Bitcoin may currently be the most talked-about cryptocurrency in the world that is built upon a decentralised peer to peer network, but countless more cryptocurrencies are grabbing attention.

What is cryptocurrency?

Understanding the foundations of Bitcoin is paramount to comparing it to the current alternatives. Cryptocurrency is digital money that is either a token or a coin. Almost every cryptocurrency is intangible, while very few are linked to credit cards. The cryptocurrency is designed to be free from government regulation, control and manipulation. With the increasing rise of bitcoin being used for illegal activities, it has been attracting a wide range of government attention to be controlled and monitored. While new cryptocurrencies are being launched and created every day, it becomes harder for consumers to understand what cryptocurrency they should use. The following two will incorporate the most important coins in relation to bitcoin;

Ethereum (ETH)

The most important alternative to bitcoin in this article is Ethereum, which is similar to bitcoin as they are both based upon decentralised software. Although what makes Ethereum different is that it has, intelligent contracts enabled, and decentralised applications can run on it with no interference from other parties like the Government. Ethereum itself runs on Ether which is a platform-specific cryptographic token. Many developers who use Ethereum mainly use it to run applications within it while investors purchase other cryptocurrencies using Ether.

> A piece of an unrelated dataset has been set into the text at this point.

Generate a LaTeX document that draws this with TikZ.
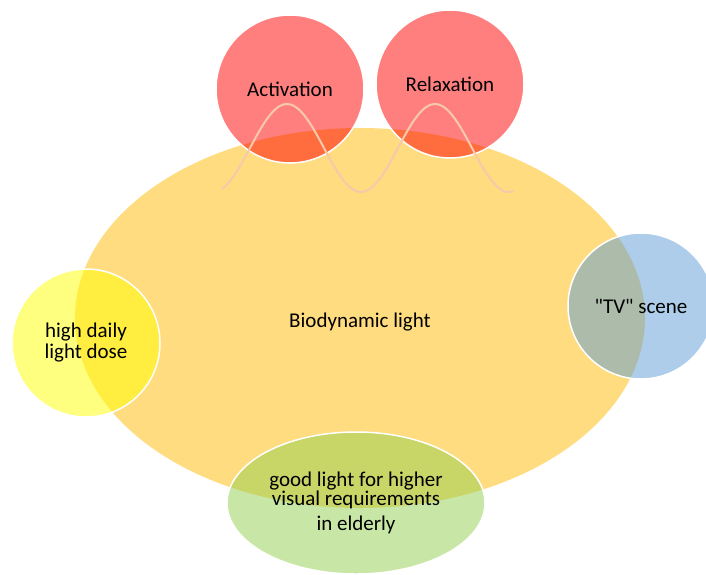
\documentclass[tikz,border=0pt]{standalone}
\usepackage{fontspec}
\setmainfont{Carlito}[Ligatures=TeXOff]
\usetikzlibrary{shapes.geometric}
\definecolor{goldc}{HTML}{FFDC80}
\definecolor{redc}{HTML}{FF0000}
\definecolor{yelc}{HTML}{FFFF00}
\definecolor{bluec}{HTML}{5B9BD5}
\definecolor{greenc}{HTML}{92D050}
\definecolor{wavec}{HTML}{F5C9AA}
\begin{document}
\begin{tikzpicture}[x=1pt,y=-1pt,
  lbl/.style={font=\fontsize{21}{21}\selectfont, text=black, align=center},
  bubble/.style={circle, minimum size=148pt, inner sep=0pt, draw=white,
    line width=1.5pt, fill opacity=0.5, text opacity=1, lbl},
  wave/.style={draw=wavec, line width=2pt, line cap=round}
]
\useasboundingbox (0,0) rectangle (706,574);
\node[ellipse, fill=goldc, minimum width=570pt, minimum height=380pt,
  inner sep=0pt, lbl, text height=22pt] (bio) at (360,318) {Biodynamic light};
\node[bubble, fill=redc] (act) at (290,89) {Activation};
\node[bubble, fill=redc] (rel) at (450,84) {Relaxation};
\node[bubble, fill=yelc] (dose) at (86,343) {high daily\\light dose};
\node[bubble, fill=bluec, minimum size=146pt] (tv) at (641,306) {"TV" scene};
\node[ellipse, fill=greenc, fill opacity=0.5, text opacity=1, draw=white,
  line width=1.5pt, minimum width=258pt, minimum height=142pt, inner sep=0pt, lbl,
  font=\fontsize{21}{19}\selectfont]
  (elder) at (356,503) {good light for higher\\visual requirements\\[6pt]in elderly};
\draw[wave] plot[domain=222:513, samples=120, smooth]
  (\x, {148 - 44*cos((\x-287)*2.43243)});
\end{tikzpicture}
\end{document}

The aim for Ethereiumn is for all users to be able to have a suite of financial products that anybody globally can access regardless of their background and not have anyone controlling them. In 2021, it will be a big year for Ethereum as its goal is to change the current consensus algorithm from proof-of-work to proof-of-stake. This will result in Ethereum’s network running with increased speed and run on less energy. Proof-of-stake is essential as it will allow current participants to the network to “stake” their Ether. The participants who do this will be rewarded with Ether themselves, similar to how interest accounts work. In comparison to bitcoin miners where users are only awarded once they mine more bitcoin for transactional purchasing.

Litecoin (LTC)

Litecoin is another decentralised cryptocurrency similar to bitcoin, although it functions without reliance on any centralised financial institution. Liteocin is also one of the oldest cryptos in the world, as it was created as a fork in the Bitcoin blockchain. The coin was created by a former Google employee and graduate of MIT, Charlie Lee, in 2011. His main aim was to improve upon Bitcoin to make it faster for transactions to be verified.

With Litecoin’s open-source network it uses proof of work scrypts, that can be decoded from CPUs in home computers. Litecoin also has a faster blockchain regeneration rate that can produce a faster transaction confirmation time. Currently, Litecoin doesn’t receive any attention from the media, as popularity plays a massive role within cryptocurrencies ability to be successful in the long term. Currently, in August 2021, Litecoin has a single token value of $186.21 and a market cap of USD 12.4 Billion, making Litecoin the 11th largest cryptocurrency in the world.

What else to watch out for

Before rushing into buying other cryptocurrencies, knowing the risks of any crypto is paramount as Bitcoin itself is still an extremely risky investment. While newer, smaller coins with smaller market caps are also just as risky as they have had a short time period to track. For this reason, just because a cryptocurrency sounds good or has been overwhelmingly mentioned in the media, you should not invest in it.